Low iron can increase the risk of infection.
For a breastfeeding mother this can mean blocked milk ducts, thrush, racked nipples and mastitis. All of these issues can affect how well a baby can remove milk from the breast. Breastfeeding works on a demand-supply basis. If a mother has cracked nipples and mastitis, she may find breastfeeding very painful. This can shorten the duration she will nurse her baby. Less milk is removed over time, which can affect her supply.
Over time, this will impact her baby. Low milk supply causes the baby to seem fussy and hungry all the time. Mothers may start topping up with formula or weaning from the breast completely.
Limit dairy and caffeine which can inhibit iron absorption. Cut back on coffee, tea and dairy products around mealtimes.
Pregnancy Iron Screening
Pregnancy is a crucial time to monitor your iron levels.
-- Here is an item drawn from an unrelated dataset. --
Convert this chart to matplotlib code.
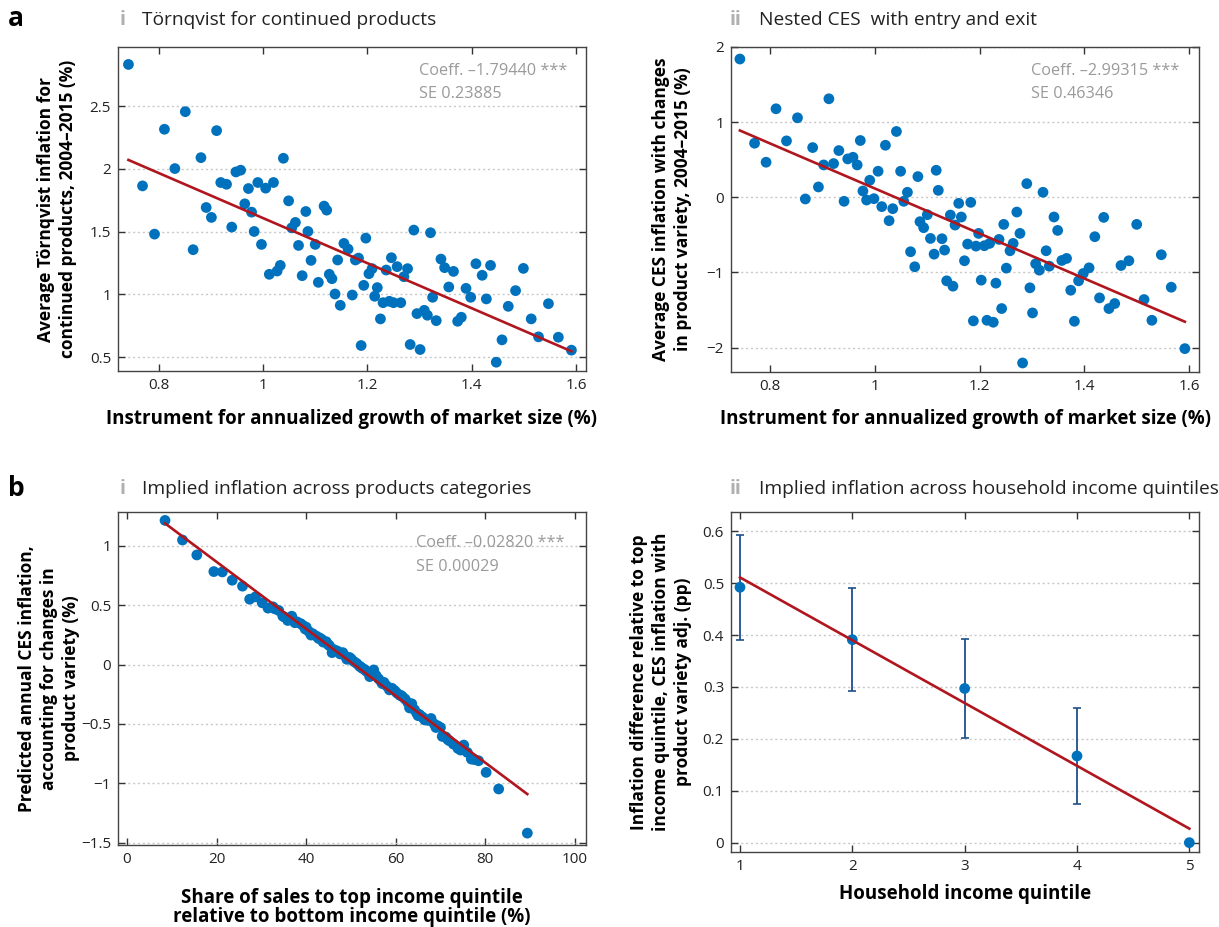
import numpy as np
import matplotlib
matplotlib.use("Agg")
import matplotlib.pyplot as plt
from matplotlib.ticker import FuncFormatter

plt.rcParams['font.family'] = ['Open Sans', 'DejaVu Sans']

# panel a-i : Tornqvist for continued products
ai_x = [0.742, 0.769, 0.792, 0.811, 0.831, 0.851, 0.866, 0.881, 0.891, 0.901,
        0.911, 0.919, 0.930, 0.940, 0.948, 0.957, 0.965, 0.972, 0.978, 0.983,
        0.990, 0.997, 1.005, 1.012, 1.020, 1.027, 1.033, 1.039, 1.049, 1.055,
        1.062, 1.068, 1.075, 1.082, 1.086, 1.092, 1.100, 1.106, 1.117, 1.122,
        1.127, 1.132, 1.138, 1.143, 1.148, 1.155, 1.163, 1.171, 1.177, 1.183,
        1.188, 1.193, 1.197, 1.203, 1.209, 1.214, 1.219, 1.225, 1.230, 1.236,
        1.242, 1.246, 1.250, 1.257, 1.264, 1.270, 1.277, 1.282, 1.289, 1.295,
        1.301, 1.309, 1.315, 1.321, 1.325, 1.332, 1.341, 1.348, 1.356, 1.365,
        1.373, 1.380, 1.389, 1.398, 1.408, 1.420, 1.428, 1.436, 1.447, 1.458,
        1.470, 1.484, 1.499, 1.514, 1.528, 1.547, 1.566, 1.591]
ai_y = [2.831, 1.864, 1.480, 2.315, 2.002, 2.455, 1.356, 2.089, 1.692, 1.613,
        2.304, 1.891, 1.877, 1.536, 1.975, 1.989, 1.721, 1.843, 1.655, 1.501,
        1.891, 1.398, 1.846, 1.160, 1.891, 1.186, 1.231, 2.084, 1.745, 1.530,
        1.573, 1.390, 1.149, 1.660, 1.501, 1.271, 1.398, 1.096, 1.703, 1.671,
        1.160, 1.125, 1.003, 1.274, 0.913, 1.406, 1.361, 0.995, 1.274, 1.289,
        0.593, 1.072, 1.448, 1.165, 1.205, 0.985, 1.054, 0.805, 0.934, 1.194,
        0.945, 1.292, 0.934, 1.221, 0.934, 1.141, 1.205, 0.601, 1.512, 0.847,
        0.561, 0.873, 0.834, 1.491, 0.977, 0.791, 1.281, 1.213, 1.059, 1.183,
        0.786, 0.818, 1.048, 0.977, 1.244, 1.152, 0.964, 1.231, 0.460, 0.638,
        0.905, 1.030, 1.207, 0.805, 0.662, 0.926, 0.659, 0.556]
ai_coef, ai_const = -1.79440, 3.402

# panel a-ii : nested CES with entry and exit
aii_x = [0.742, 0.770, 0.792, 0.811, 0.831, 0.852, 0.867, 0.881, 0.892, 0.902,
         0.912, 0.921, 0.931, 0.941, 0.948, 0.958, 0.966, 0.972, 0.977, 0.984,
         0.990, 0.998, 1.006, 1.013, 1.020, 1.027, 1.034, 1.041, 1.049, 1.055,
         1.062, 1.068, 1.076, 1.082, 1.086, 1.093, 1.100, 1.106, 1.113, 1.117,
         1.121, 1.128, 1.133, 1.137, 1.144, 1.149, 1.153, 1.160, 1.165, 1.171,
         1.177, 1.183, 1.188, 1.193, 1.198, 1.203, 1.209, 1.214, 1.219, 1.226,
         1.231, 1.237, 1.242, 1.246, 1.251, 1.258, 1.264, 1.271, 1.277, 1.282,
         1.290, 1.296, 1.301, 1.307, 1.314, 1.321, 1.327, 1.333, 1.342, 1.349,
         1.357, 1.366, 1.374, 1.381, 1.389, 1.398, 1.409, 1.420, 1.429, 1.437,
         1.447, 1.458, 1.470, 1.485, 1.500, 1.514, 1.529, 1.547, 1.566, 1.592]
aii_y = [1.840, 0.720, 0.467, 1.178, 0.751, 1.058, -0.022, 0.662, 0.138, 0.431,
         1.311, 0.449, 0.622, -0.053, 0.511, 0.533, 0.431, 0.756, 0.084, -0.036,
         0.227, -0.018, 0.347, -0.124, 0.693, -0.311, -0.151, 0.876, 0.347, -0.053,
         0.067, -0.724, -0.924, 0.276, -0.324, -0.404, -0.231, -0.547, -0.756, 0.360,
         0.093, -0.551, -0.702, -1.111, -0.236, -1.182, -0.369, -0.080, -0.262, -0.844,
         -0.622, -0.067, -1.644, -0.649, -0.480, -1.102, -0.644, -1.636, -0.613, -1.662,
         -1.142, -0.560, -1.480, -0.360, -0.942, -0.711, -0.613, -0.196, -0.480, -2.204,
         0.182, -1.204, -1.538, -0.884, -0.969, 0.067, -0.711, -0.916, -0.262, -0.440,
         -0.840, -0.813, -1.236, -1.649, -1.111, -1.013, -0.938, -0.524, -1.338, -0.267,
         -1.480, -1.413, -0.907, -0.844, -0.360, -1.360, -1.636, -0.764, -1.196, -2.013]
aii_coef, aii_const = -2.99315, 3.110

# panel b-i : implied inflation across product categories
bi_x = [8.5, 12.4, 15.6, 19.4, 21.3, 23.5, 25.8, 27.4, 28.7, 30.2,
        31.5, 32.6, 33.0, 33.9, 34.8, 35.2, 35.9, 36.8, 37.0, 37.5,
        38.0, 38.8, 39.3, 39.8, 40.0, 40.6, 41.1, 41.5, 42.3, 42.8,
        43.0, 43.5, 43.8, 44.5, 44.9, 45.2, 45.8, 46.0, 46.5, 47.0,
        47.6, 48.1, 48.2, 48.8, 49.1, 49.7, 50.0, 50.2, 50.7, 51.3,
        51.9, 52.2, 52.5, 53.0, 53.3, 53.6, 54.2, 54.6, 55.1, 55.6,
        56.2, 56.8, 57.0, 57.4, 58.0, 58.6, 59.2, 59.8, 60.3, 60.9,
        61.2, 61.5, 62.1, 62.7, 63.1, 63.6, 64.2, 64.7, 65.0, 65.3,
        65.9, 66.2, 66.5, 67.2, 67.9, 68.6, 69.0, 69.4, 70.0, 70.4,
        71.2, 71.6, 72.0, 72.9, 73.9, 74.5, 75.2, 76.0, 76.9, 77.6,
        78.5, 80.2, 83.0, 89.4]
bi_y = [1.215, 1.050, 0.924, 0.784, 0.781, 0.711, 0.661, 0.551, 0.571, 0.521,
        0.476, 0.487, 0.470, 0.456, 0.408, 0.400, 0.372, 0.408, 0.380, 0.353,
        0.360, 0.345, 0.330, 0.300, 0.316, 0.280, 0.249, 0.260, 0.240, 0.220,
        0.225, 0.213, 0.190, 0.193, 0.170, 0.160, 0.101, 0.130, 0.120, 0.114,
        0.090, 0.095, 0.101, 0.070, 0.045, 0.060, 0.050, 0.040, 0.025, 0.010,
        -0.012, -0.020, -0.030, -0.040, -0.050, -0.060, -0.101, -0.070, -0.045, -0.090,
        -0.120, -0.146, -0.160, -0.150, -0.180, -0.213, -0.200, -0.220, -0.240, -0.258,
        -0.260, -0.270, -0.290, -0.319, -0.365, -0.330, -0.380, -0.409, -0.430, -0.420,
        -0.440, -0.450, -0.466, -0.470, -0.454, -0.500, -0.530, -0.516, -0.530, -0.605,
        -0.610, -0.630, -0.642, -0.670, -0.706, -0.720, -0.678, -0.740, -0.796, -0.800,
        -0.810, -0.908, -1.048, -1.420]
bi_coef, bi_const = -0.02820, 1.430

# panel b-ii : implied inflation across household income quintiles
bii_q = [1, 2, 3, 4, 5]
bii_y = [0.492, 0.391, 0.297, 0.167, 0.0]
bii_lo = [0.390, 0.292, 0.202, 0.074, 0.0]
bii_hi = [0.592, 0.490, 0.392, 0.259, 0.0]
bii_coef, bii_const = -0.121, 0.632

BLUE = '#0072BD'
RED = '#B0161E'
GREY = '#9a9a9a'
W, H = 1219, 927
XL = 13.5   # x label size
YL = 12.5   # y label size
YLS = 1.3   # y label line spacing


def fmt(v, pos):
    s = '%g' % round(v, 6)
    return s.replace('-', '\u2212')


def style(ax, xticks, yticks, xlim, ylim):
    ax.set_xlim(*xlim)
    ax.set_ylim(*ylim)
    ax.set_xticks(xticks)
    ax.set_yticks(yticks)
    ax.xaxis.set_major_formatter(FuncFormatter(fmt))
    ax.yaxis.set_major_formatter(FuncFormatter(fmt))
    ax.tick_params(direction='in', top=True, right=True, length=5, width=1,
                   color='#333333', labelsize=11, labelcolor='#222222', pad=5)
    for s in ax.spines.values():
        s.set_color('#444444')
        s.set_linewidth(1)
    ax.yaxis.grid(True, linestyle=(0, (1.5, 2)), color='#c8c8c8', linewidth=1)
    ax.set_axisbelow(True)


def box(l, t, r, b):
    return [l / W, 1 - b / H, (r - l) / W, (b - t) / H]


def head(x, y, num, txt):
    fig.text(x / W, 1 - y / H, num, color='#b0b0b0', fontsize=14, fontweight='bold', va='center')
    fig.text((x + 22 + 7 * (len(num) - 1)) / W, 1 - y / H, txt, color='#222222', fontsize=13.8, va='center')


def note(ax, x, y, coef, se):
    ax.text(x, y, 'Coeff. %s ***\nSE %s' % (coef, se), transform=ax.transAxes,
            color=GREY, fontsize=11.7, va='top', linespacing=1.6)


fig = plt.figure(figsize=(W / 100, H / 100), dpi=100)

# a-i
ax1 = fig.add_axes(box(118, 47, 586, 371))
style(ax1, [0.8, 1, 1.2, 1.4, 1.6], [0.5, 1, 1.5, 2, 2.5], (0.722, 1.619), (0.39, 2.97))
ax1.scatter(ai_x, ai_y, s=60, color=BLUE, edgecolors='none', zorder=3)
xx = np.array([min(ai_x), max(ai_x)])
ax1.plot(xx, ai_const + ai_coef * xx, color=RED, lw=1.9, zorder=4)
note(ax1, 0.643, 0.95, '\u20131.79440', '0.23885')
ax1.set_xlabel('Instrument for annualized growth of market size (%)', fontweight='bold', fontsize=XL)
ax1.xaxis.set_label_coords(0.5, -0.117)
ax1.set_ylabel('Average T\u00f6rnqvist inflation for\ncontinued products, 2004\u20132015 (%)',
               fontweight='bold', fontsize=YL, linespacing=YLS)
ax1.yaxis.set_label_coords(-0.088, 0.5)

# a-ii
ax2 = fig.add_axes(box(731, 47, 1199, 372))
style(ax2, [0.8, 1, 1.2, 1.4, 1.6], [-2, -1, 0, 1, 2], (0.725, 1.619), (-2.324, 2.0))
ax2.scatter(aii_x, aii_y, s=60, color=BLUE, edgecolors='none', zorder=3)
xx = np.array([min(aii_x), max(aii_x)])
ax2.plot(xx, aii_const + aii_coef * xx, color=RED, lw=1.9, zorder=4)
note(ax2, 0.641, 0.95, '\u20132.99315', '0.46346')
ax2.set_xlabel('Instrument for annualized growth of market size (%)', fontweight='bold', fontsize=XL)
ax2.xaxis.set_label_coords(0.5, -0.114)
ax2.set_ylabel('Average CES inflation with changes\nin product variety, 2004\u20132015 (%)',
               fontweight='bold', fontsize=YL, linespacing=YLS)
ax2.yaxis.set_label_coords(-0.083, 0.5)

# b-i
ax3 = fig.add_axes(box(118, 512, 586, 845))
style(ax3, [0, 20, 40, 60, 80, 100], [-1.5, -1, -0.5, 0, 0.5, 1], (-2, 102.5), (-1.52, 1.286))
ax3.scatter(bi_x, bi_y, s=60, color=BLUE, edgecolors='none', zorder=3)
xx = np.array([min(bi_x), max(bi_x)])
ax3.plot(xx, bi_const + bi_coef * xx, color=RED, lw=1.9, zorder=4)
note(ax3, 0.637, 0.93, '\u20130.02820', '0.00029')
ax3.set_xlabel('Share of sales to top income quintile\nrelative to bottom income quintile (%)',
               fontweight='bold', fontsize=XL, linespacing=0.95)
ax3.xaxis.set_label_coords(0.5, -0.128)
ax3.set_ylabel('Predicted annual CES inflation,\naccounting for changes in\nproduct variety (%)',
               fontweight='bold', fontsize=YL, linespacing=YLS)
ax3.yaxis.set_label_coords(-0.081, 0.5)

# b-ii
ax4 = fig.add_axes(box(731, 512, 1199, 852))
style(ax4, [1, 2, 3, 4, 5], [0, 0.1, 0.2, 0.3, 0.4, 0.5, 0.6], (0.92, 5.086), (-0.018, 0.637))
yerr = [np.array(bii_y) - np.array(bii_lo), np.array(bii_hi) - np.array(bii_y)]
ax4.errorbar(bii_q, bii_y, yerr=yerr, fmt='none', ecolor='#1F4F8A', elinewidth=1.3,
             capsize=3, capthick=1.2, zorder=3)
ax4.scatter(bii_q, bii_y, s=60, color=BLUE, edgecolors='none', zorder=4)
xx = np.array([min(bii_q), max(bii_q)])
ax4.plot(xx, bii_const + bii_coef * xx, color=RED, lw=1.9, zorder=5)
ax4.set_xlabel('Household income quintile', fontweight='bold', fontsize=XL)
ax4.xaxis.set_label_coords(0.5, -0.094)
ax4.set_ylabel('Inflation difference relative to top\nincome quintile, CES inflation with\nproduct variety adj. (pp)',
               fontweight='bold', fontsize=YL, linespacing=YLS)
ax4.yaxis.set_label_coords(-0.083, 0.5)

# panel letters and headings
fig.text(8 / W, 1 - 19 / H, 'a', fontsize=19, fontweight='bold', va='center')
fig.text(8 / W, 1 - 489 / H, 'b', fontsize=19, fontweight='bold', va='center')
head(120, 20, 'i', 'T\u00f6rnqvist for continued products')
head(730, 20, 'ii', 'Nested CES  with entry and exit')
head(120, 489, 'i', 'Implied inflation across products categories')
head(730, 489, 'ii', 'Implied inflation across household income quintiles')

plt.savefig('out.png', dpi=100)
plt.close()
Low iron during pregnancy can lead to fatigue, irritability and increased risk of complications. It may also affect your breast milk supply after delivery.
Iron tests can be done if you’re at risk for low iron during pregnancy. It’s not a routine pregnancy blood test and you will need to discuss this with your care provider, checking your iron levels could be done at your first prenatal visit, usually around 8 weeks.
Keeping iron in the normal range is important for you and baby. Speak up if you feel excessively tired or experience symptoms of iron deficiency like restless legs, pale skin or shortness of breath. Your doctor may suggest that you take iron supplements or switch you to a prescription strength formula.
Many prenatal supplements contain iron in them. These can cause digestive issues, including constipation. The best way to avoid iron deficiency in pregnancy is to ensure you’re getting adequate sources in your diet. This includes red meat, dark leafy vegetables, beans and lentils, cashews and pumpkin seeds.
include a food rich in vitamin C at the same time to ensure better uptake of iron.
Postpartum Haemorrhage And Milk Supply
Postpartum hemorrhage PPH), or severe blood loss after giving birth, is a major cause of iron deficiency in new mothers. Losing a lot of blood means losing a lot of iron, and if your iron stores were already low during pregnancy, hemorrhage could tip the balance into a risk category. A PPH could result in a drop in haemoglobin levels and possibly a full-blown iron deficiency anemia.
Anemia, even mild anemia, can significantly impact your milk supply. Your body needs adequate iron to produce prolactin, the hormone responsible for breast milk production. Without enough iron, prolactin levels drop, signaling your body to make less breast milk. Getting treatment for anemia, usually iron supplements, can help boost your prolactin and increase milk supply quickly.
A PPH has been associated with problems establishing breastfeeding including a delay in milk coming in.
Don’t beat yourself up over your struggling milk supply, it’s often due to things outside of your control. The good news is, now that you know low iron could be one of the culprits, you can take action. If you feel iron deficiency may be a problem for you, be sure to see your medical adviser.
This way it can be rectified before any possible problems arise from it. Focus on eating more iron-rich foods like red meat, poultry, seafood, beans, and fortified cereals. Give your body time to build back up the iron stores, continue breastfeeding as much as possible, and stay patient through the process. In a month or two, you’ll likely notice your supply increasing and your energy levels rising. You’ve got this, mama. A few small changes can make a big difference in ensuring you and your baby get enough iron to thrive.